The pattern is now sufficiently well established to be definitive. The treasury secretary appears before a congressional committee, and is asked tough, detailed questions by members of both parties. He invariably compliments and thanks the questioner for a “thoughtful” and “important” question, and then proceeds to answer in vague generalities, rarely committing himself to specifics.

I’ve watched or pored over the transcripts of almost all of Geithner’s testimony before Congress, and it’s getting harder and harder to make a case in defense of his brief tenure. Tuesday’s hearing, before the Congressional Oversight Panel empowered by Congress to watch over the TARP program, ranks as one of his least satisfying performances so far. 

(I would say it was sort of like watching the robot from Small Wonder face off with Minerva McGonagall from Harry Potter — you start off rooting for both sides, but by the end, you just want McGonagall to put the robot out of her repetitve, wide-eyed misery).

  • The stock market did rally a bit over Geithner’s assertion that “the vast majority of banks have more capital than they need to be considered well capitalized by their regulators.”  That sounds like great news, until you realize he never said that (he skipped those pages, somewhat dramatically, in his testimony).
  • Also, even if he had said that, it was meaningless and earned, again, bafflement and concern (and use of the word “ominous” in the first paragraph) from Paul Krugman.
  • Finally, The Wall Street Journal ran an interview with Geithner (“Geithner Weighs Bank Repayments“) where he said he’s considering whether to let banks repay their TARP debt early or not.
  • Finance blogger Nemo and a reader point out that, no, he can’t do that — he has to let banks pay the money back whenever they want to.  Strike… what? 56 or so? for Geithner.

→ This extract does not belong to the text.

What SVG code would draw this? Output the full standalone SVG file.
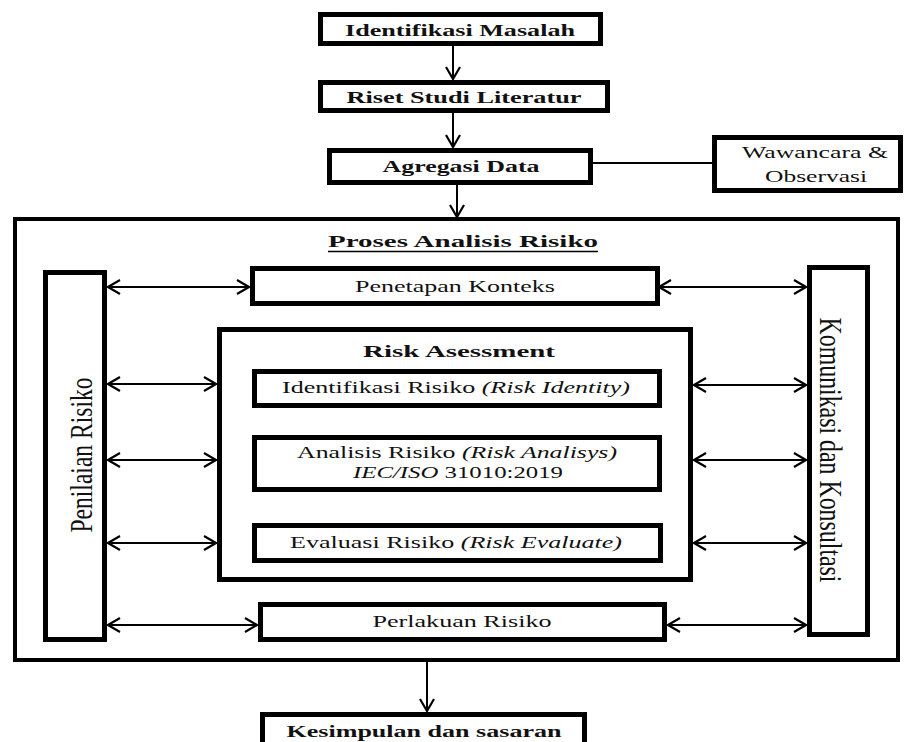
<svg xmlns="http://www.w3.org/2000/svg" width="907" height="742" viewBox="0 0 907 742">
<style>
.box{fill:#fff;stroke:#000;stroke-width:5}
.outer{fill:#fff;stroke:#000;stroke-width:4}
.ln{fill:none;stroke:#000;stroke-width:2}
.t{font-family:"Liberation Serif","Times New Roman",serif;font-size:17px;fill:#111;text-anchor:middle}
.b{font-weight:bold}
.i{font-style:italic}
.v{font-family:"Liberation Serif","Times New Roman",serif;font-size:32px;fill:#111;text-anchor:middle}
</style>
<defs>
<marker id="ah" viewBox="0 0 14 16" refX="13" refY="8" markerWidth="14" markerHeight="16" markerUnits="userSpaceOnUse" orient="auto-start-reverse">
<path d="M1,1 L13,8 L1,15" fill="none" stroke="#000" stroke-width="2.2"/>
</marker>
</defs>
<rect width="907" height="742" fill="#fff"/>

<g id="outer-proses">
<rect class="outer" x="15" y="219" width="883" height="441"/>
<text class="t b" x="463" y="247" textLength="270" lengthAdjust="spacingAndGlyphs">Proses Analisis Risiko</text>
<line x1="328" y1="251.5" x2="598" y2="251.5" stroke="#000" stroke-width="1.5"/>
</g>

<g id="connectors">
<line class="ln" x1="453" y1="46" x2="453" y2="79" marker-end="url(#ah)"/>
<line class="ln" x1="453" y1="113" x2="453" y2="147" marker-end="url(#ah)"/>
<line class="ln" x1="593" y1="163" x2="712" y2="163"/>
<line class="ln" x1="457" y1="185" x2="457" y2="217" marker-end="url(#ah)"/>
<line class="ln" x1="427" y1="662" x2="427" y2="711" marker-end="url(#ah)"/>
<line class="ln" x1="108" y1="287" x2="249" y2="287" marker-start="url(#ah)" marker-end="url(#ah)"/>
<line class="ln" x1="108" y1="384" x2="216" y2="384" marker-start="url(#ah)" marker-end="url(#ah)"/>
<line class="ln" x1="108" y1="460" x2="216" y2="460" marker-start="url(#ah)" marker-end="url(#ah)"/>
<line class="ln" x1="108" y1="543" x2="216" y2="543" marker-start="url(#ah)" marker-end="url(#ah)"/>
<line class="ln" x1="108" y1="625" x2="257" y2="625" marker-start="url(#ah)" marker-end="url(#ah)"/>
<line class="ln" x1="659" y1="287" x2="806" y2="287" marker-start="url(#ah)" marker-end="url(#ah)"/>
<line class="ln" x1="694" y1="385" x2="806" y2="385" marker-start="url(#ah)" marker-end="url(#ah)"/>
<line class="ln" x1="694" y1="460" x2="806" y2="460" marker-start="url(#ah)" marker-end="url(#ah)"/>
<line class="ln" x1="694" y1="543" x2="806" y2="543" marker-start="url(#ah)" marker-end="url(#ah)"/>
<line class="ln" x1="668" y1="625" x2="806" y2="625" marker-start="url(#ah)" marker-end="url(#ah)"/>
</g>

<g id="identifikasi-masalah">
<rect class="box" x="320.5" y="14.5" width="280" height="29"/>
<text class="t b" x="460" y="36" textLength="230" lengthAdjust="spacingAndGlyphs">Identifikasi Masalah</text>
</g>
<g id="riset-studi">
<rect class="box" x="320.5" y="82.5" width="287" height="28"/>
<text class="t b" x="464" y="103" textLength="235" lengthAdjust="spacingAndGlyphs">Riset Studi Literatur</text>
</g>
<g id="agregasi-data">
<rect class="box" x="329.5" y="150.5" width="261" height="32"/>
<text class="t b" x="461" y="172" textLength="157" lengthAdjust="spacingAndGlyphs">Agregasi Data</text>
</g>
<g id="wawancara">
<rect class="box" x="714.5" y="137.5" width="186" height="53"/>
<text class="t" x="815" y="158" textLength="146" lengthAdjust="spacingAndGlyphs">Wawancara &amp;</text>
<text class="t" x="816" y="182" textLength="102" lengthAdjust="spacingAndGlyphs">Observasi</text>
</g>

<g id="penilaian-risiko">
<rect class="box" x="45.5" y="272.5" width="59" height="367"/>
<text class="v" transform="translate(92,455) rotate(-90)" textLength="155" lengthAdjust="spacingAndGlyphs">Penilaian Risiko</text>
</g>
<g id="komunikasi">
<rect class="box" x="809.5" y="267.5" width="58" height="367"/>
<text class="v" transform="translate(820,450) rotate(90)" textLength="265" lengthAdjust="spacingAndGlyphs">Komunikasi dan Konsultasi</text>
</g>
<g id="penetapan-konteks">
<rect class="box" x="252.5" y="268.5" width="405" height="35"/>
<text class="t" x="455" y="292" textLength="200" lengthAdjust="spacingAndGlyphs">Penetapan Konteks</text>
</g>

<g id="risk-assessment">
<rect class="box" x="219.5" y="329.5" width="471" height="250"/>
<text class="t b" x="459" y="357" textLength="192" lengthAdjust="spacingAndGlyphs">Risk Asessment</text>
</g>
<g id="identifikasi-risiko">
<rect class="box" x="254.5" y="371.5" width="405" height="34"/>
<text class="t" x="456" y="393" textLength="348" lengthAdjust="spacingAndGlyphs">Identifikasi Risiko <tspan class="i">(Risk Identity)</tspan></text>
</g>
<g id="analisis-risiko">
<rect class="box" x="254.5" y="437.5" width="405" height="52"/>
<text class="t" x="457" y="458" textLength="320" lengthAdjust="spacingAndGlyphs">Analisis Risiko <tspan class="i">(Risk Analisys)</tspan></text>
<text class="t" x="458" y="478" textLength="210" lengthAdjust="spacingAndGlyphs"><tspan class="i">IEC/ISO</tspan> 31010:2019</text>
</g>
<g id="evaluasi-risiko">
<rect class="box" x="254.5" y="525.5" width="406" height="35"/>
<text class="t" x="456" y="548" textLength="332" lengthAdjust="spacingAndGlyphs">Evaluasi Risiko <tspan class="i">(Risk Evaluate)</tspan></text>
</g>
<g id="perlakuan-risiko">
<rect class="box" x="260.5" y="604.5" width="404" height="35"/>
<text class="t" x="462" y="627" textLength="179" lengthAdjust="spacingAndGlyphs">Perlakuan Risiko</text>
</g>
<g id="kesimpulan">
<rect class="box" x="262.5" y="714.5" width="322" height="50"/>
<text class="t b" x="424" y="737" textLength="275" lengthAdjust="spacingAndGlyphs">Kesimpulan dan sasaran</text>
</g>
</svg>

It’s those last two points that bring us to the importance of the villain question.  The two banks currently talking about repayment are Goldman Sachs and J.P. Morgan Chase.  Paying back TARP funds would free these two from compensation limits — present and looming — and also make them look strong and solvent.  JPMC CEO Jamie Dimon has called TARP assistance a “scarlet letter,” and he’s looking to shed it as quickly as possible.  This would possibly inspire further investment in these banks and certainly encourage concentration of power into their hands.

Which is partly why the Treasury Department isn’t keen on just letting them repay so quickly.  Banks shedding TARP funds could make other banks want to jump ship — banks whose life-vests aren’t properly inflated.  So you could see Bank of America trying to pay back TARP, and either failing after payback, or failing to payback at all — and either way looking so weak as to inspire (who thought it was possible) less confidence than even now.  Which would, of course, benefit those who do survive the leap — probably a big part of the JPMC/Goldman dream right now.

In fact, the only reason that a firm wouldn’t leave TARP right now is a desire NOT to piss off the U.S. Treasury Department.  It’s in their individual interests to run, even while it might be in the interest of the entire system for them to stay a while.  So let me ask you this: Is Tim Geithner someone you’d want mad at you?  Does a real villain lurk somewhere within the Small Wonder facade, just waiting for the day when it no longer matters what Wall Street thinks — and if so, was today that day?  Does he have enough power, inside or out of the Treasury, to make things more uncomfortable for these banks than they already are?

My guess?  If there’s pressure to be brought to bear, it will have to be done by the President — and if that’s the case, Geithner’s days at the grown-up table are going to be limited.